» Your task
Go through the data below and copy it exactly, skipping every picture.

» Source excerpt

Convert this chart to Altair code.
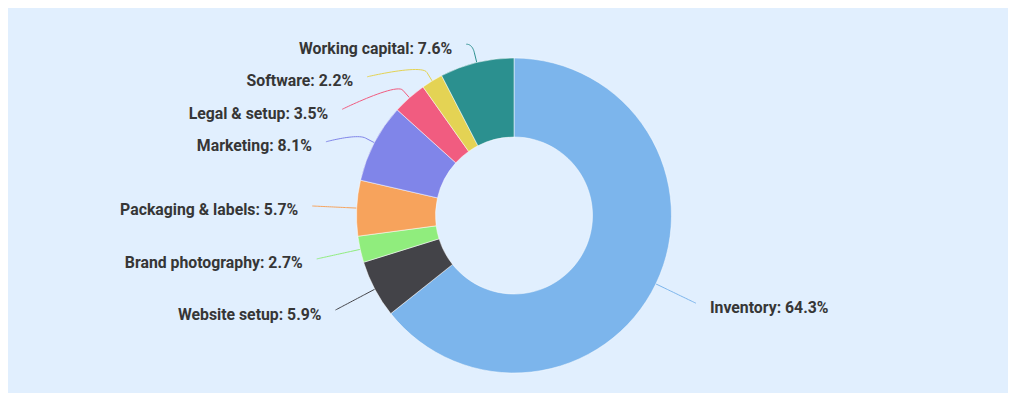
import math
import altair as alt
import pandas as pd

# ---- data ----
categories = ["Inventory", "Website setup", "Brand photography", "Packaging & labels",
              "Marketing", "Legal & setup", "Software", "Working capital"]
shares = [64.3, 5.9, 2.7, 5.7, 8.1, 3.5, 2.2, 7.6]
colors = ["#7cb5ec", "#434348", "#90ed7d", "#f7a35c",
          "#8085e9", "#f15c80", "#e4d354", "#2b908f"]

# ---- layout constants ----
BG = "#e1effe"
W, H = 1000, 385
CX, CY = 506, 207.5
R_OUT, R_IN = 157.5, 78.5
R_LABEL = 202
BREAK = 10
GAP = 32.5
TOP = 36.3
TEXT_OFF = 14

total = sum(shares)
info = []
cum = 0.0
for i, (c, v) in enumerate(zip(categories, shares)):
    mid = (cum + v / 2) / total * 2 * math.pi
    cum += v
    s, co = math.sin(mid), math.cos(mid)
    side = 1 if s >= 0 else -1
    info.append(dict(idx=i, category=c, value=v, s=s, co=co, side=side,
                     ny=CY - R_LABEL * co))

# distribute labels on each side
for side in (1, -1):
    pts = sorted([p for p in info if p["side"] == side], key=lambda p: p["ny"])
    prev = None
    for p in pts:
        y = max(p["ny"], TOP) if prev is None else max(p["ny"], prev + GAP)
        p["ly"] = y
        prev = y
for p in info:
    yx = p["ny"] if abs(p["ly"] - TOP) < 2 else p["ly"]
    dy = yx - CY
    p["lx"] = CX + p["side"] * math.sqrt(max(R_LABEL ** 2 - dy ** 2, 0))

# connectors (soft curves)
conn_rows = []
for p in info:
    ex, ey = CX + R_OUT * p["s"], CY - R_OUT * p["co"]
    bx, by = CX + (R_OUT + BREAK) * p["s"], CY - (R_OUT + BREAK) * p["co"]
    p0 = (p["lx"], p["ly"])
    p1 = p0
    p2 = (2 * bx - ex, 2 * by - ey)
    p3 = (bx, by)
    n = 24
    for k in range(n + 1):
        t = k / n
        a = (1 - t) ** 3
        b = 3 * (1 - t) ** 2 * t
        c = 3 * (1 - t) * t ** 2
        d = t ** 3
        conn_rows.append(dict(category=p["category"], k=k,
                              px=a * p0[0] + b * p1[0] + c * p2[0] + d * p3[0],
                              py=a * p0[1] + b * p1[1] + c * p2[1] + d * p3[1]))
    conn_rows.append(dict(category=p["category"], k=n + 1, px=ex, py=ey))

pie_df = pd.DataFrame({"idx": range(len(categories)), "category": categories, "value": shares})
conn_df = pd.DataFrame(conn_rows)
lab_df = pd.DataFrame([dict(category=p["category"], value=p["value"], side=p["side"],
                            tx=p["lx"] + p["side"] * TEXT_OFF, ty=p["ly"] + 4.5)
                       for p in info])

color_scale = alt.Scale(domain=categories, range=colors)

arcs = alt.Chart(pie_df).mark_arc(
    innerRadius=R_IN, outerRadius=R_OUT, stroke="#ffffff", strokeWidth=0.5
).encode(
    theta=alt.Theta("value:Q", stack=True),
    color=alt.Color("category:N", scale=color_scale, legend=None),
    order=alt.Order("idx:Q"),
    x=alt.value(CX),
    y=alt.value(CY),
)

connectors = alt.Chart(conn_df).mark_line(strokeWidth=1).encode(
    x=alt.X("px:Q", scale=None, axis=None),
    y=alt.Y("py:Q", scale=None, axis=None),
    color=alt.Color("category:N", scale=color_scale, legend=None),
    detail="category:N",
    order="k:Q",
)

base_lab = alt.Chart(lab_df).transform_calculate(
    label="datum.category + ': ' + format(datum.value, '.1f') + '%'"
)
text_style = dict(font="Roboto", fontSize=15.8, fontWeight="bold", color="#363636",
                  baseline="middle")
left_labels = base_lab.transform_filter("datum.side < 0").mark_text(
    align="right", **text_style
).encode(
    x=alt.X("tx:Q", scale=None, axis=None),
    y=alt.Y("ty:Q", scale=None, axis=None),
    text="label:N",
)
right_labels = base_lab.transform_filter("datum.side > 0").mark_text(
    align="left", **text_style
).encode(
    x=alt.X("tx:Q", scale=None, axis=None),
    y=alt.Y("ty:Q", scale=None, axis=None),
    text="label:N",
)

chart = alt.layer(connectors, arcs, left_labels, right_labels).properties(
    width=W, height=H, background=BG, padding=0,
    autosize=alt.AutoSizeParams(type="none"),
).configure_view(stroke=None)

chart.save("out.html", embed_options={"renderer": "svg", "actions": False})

» Output of the task
Convert this chart to Altair code.
import math
import altair as alt
import pandas as pd

# ---- data ----
categories = ["Inventory", "Website setup", "Brand photography", "Packaging & labels",
              "Marketing", "Legal & setup", "Software", "Working capital"]
shares = [64.3, 5.9, 2.7, 5.7, 8.1, 3.5, 2.2, 7.6]
colors = ["#7cb5ec", "#434348", "#90ed7d", "#f7a35c",
          "#8085e9", "#f15c80", "#e4d354", "#2b908f"]

# ---- layout constants ----
BG = "#e1effe"
W, H = 1000, 385
CX, CY = 506, 207.5
R_OUT, R_IN = 157.5, 78.5
R_LABEL = 202
BREAK = 10
GAP = 32.5
TOP = 36.3
TEXT_OFF = 14

total = sum(shares)
info = []
cum = 0.0
for i, (c, v) in enumerate(zip(categories, shares)):
    mid = (cum + v / 2) / total * 2 * math.pi
    cum += v
    s, co = math.sin(mid), math.cos(mid)
    side = 1 if s >= 0 else -1
    info.append(dict(idx=i, category=c, value=v, s=s, co=co, side=side,
                     ny=CY - R_LABEL * co))

# distribute labels on each side
for side in (1, -1):
    pts = sorted([p for p in info if p["side"] == side], key=lambda p: p["ny"])
    prev = None
    for p in pts:
        y = max(p["ny"], TOP) if prev is None else max(p["ny"], prev + GAP)
        p["ly"] = y
        prev = y
for p in info:
    yx = p["ny"] if abs(p["ly"] - TOP) < 2 else p["ly"]
    dy = yx - CY
    p["lx"] = CX + p["side"] * math.sqrt(max(R_LABEL ** 2 - dy ** 2, 0))

# connectors (soft curves)
conn_rows = []
for p in info:
    ex, ey = CX + R_OUT * p["s"], CY - R_OUT * p["co"]
    bx, by = CX + (R_OUT + BREAK) * p["s"], CY - (R_OUT + BREAK) * p["co"]
    p0 = (p["lx"], p["ly"])
    p1 = p0
    p2 = (2 * bx - ex, 2 * by - ey)
    p3 = (bx, by)
    n = 24
    for k in range(n + 1):
        t = k / n
        a = (1 - t) ** 3
        b = 3 * (1 - t) ** 2 * t
        c = 3 * (1 - t) * t ** 2
        d = t ** 3
        conn_rows.append(dict(category=p["category"], k=k,
                              px=a * p0[0] + b * p1[0] + c * p2[0] + d * p3[0],
                              py=a * p0[1] + b * p1[1] + c * p2[1] + d * p3[1]))
    conn_rows.append(dict(category=p["category"], k=n + 1, px=ex, py=ey))

pie_df = pd.DataFrame({"idx": range(len(categories)), "category": categories, "value": shares})
conn_df = pd.DataFrame(conn_rows)
lab_df = pd.DataFrame([dict(category=p["category"], value=p["value"], side=p["side"],
                            tx=p["lx"] + p["side"] * TEXT_OFF, ty=p["ly"] + 4.5)
                       for p in info])

color_scale = alt.Scale(domain=categories, range=colors)

arcs = alt.Chart(pie_df).mark_arc(
    innerRadius=R_IN, outerRadius=R_OUT, stroke="#ffffff", strokeWidth=0.5
).encode(
    theta=alt.Theta("value:Q", stack=True),
    color=alt.Color("category:N", scale=color_scale, legend=None),
    order=alt.Order("idx:Q"),
    x=alt.value(CX),
    y=alt.value(CY),
)

connectors = alt.Chart(conn_df).mark_line(strokeWidth=1).encode(
    x=alt.X("px:Q", scale=None, axis=None),
    y=alt.Y("py:Q", scale=None, axis=None),
    color=alt.Color("category:N", scale=color_scale, legend=None),
    detail="category:N",
    order="k:Q",
)

base_lab = alt.Chart(lab_df).transform_calculate(
    label="datum.category + ': ' + format(datum.value, '.1f') + '%'"
)
text_style = dict(font="Roboto", fontSize=15.8, fontWeight="bold", color="#363636",
                  baseline="middle")
left_labels = base_lab.transform_filter("datum.side < 0").mark_text(
    align="right", **text_style
).encode(
    x=alt.X("tx:Q", scale=None, axis=None),
    y=alt.Y("ty:Q", scale=None, axis=None),
    text="label:N",
)
right_labels = base_lab.transform_filter("datum.side > 0").mark_text(
    align="left", **text_style
).encode(
    x=alt.X("tx:Q", scale=None, axis=None),
    y=alt.Y("ty:Q", scale=None, axis=None),
    text="label:N",
)

chart = alt.layer(connectors, arcs, left_labels, right_labels).properties(
    width=W, height=H, background=BG, padding=0,
    autosize=alt.AutoSizeParams(type="none"),
).configure_view(stroke=None)

chart.save("out.html", embed_options={"renderer": "svg", "actions": False})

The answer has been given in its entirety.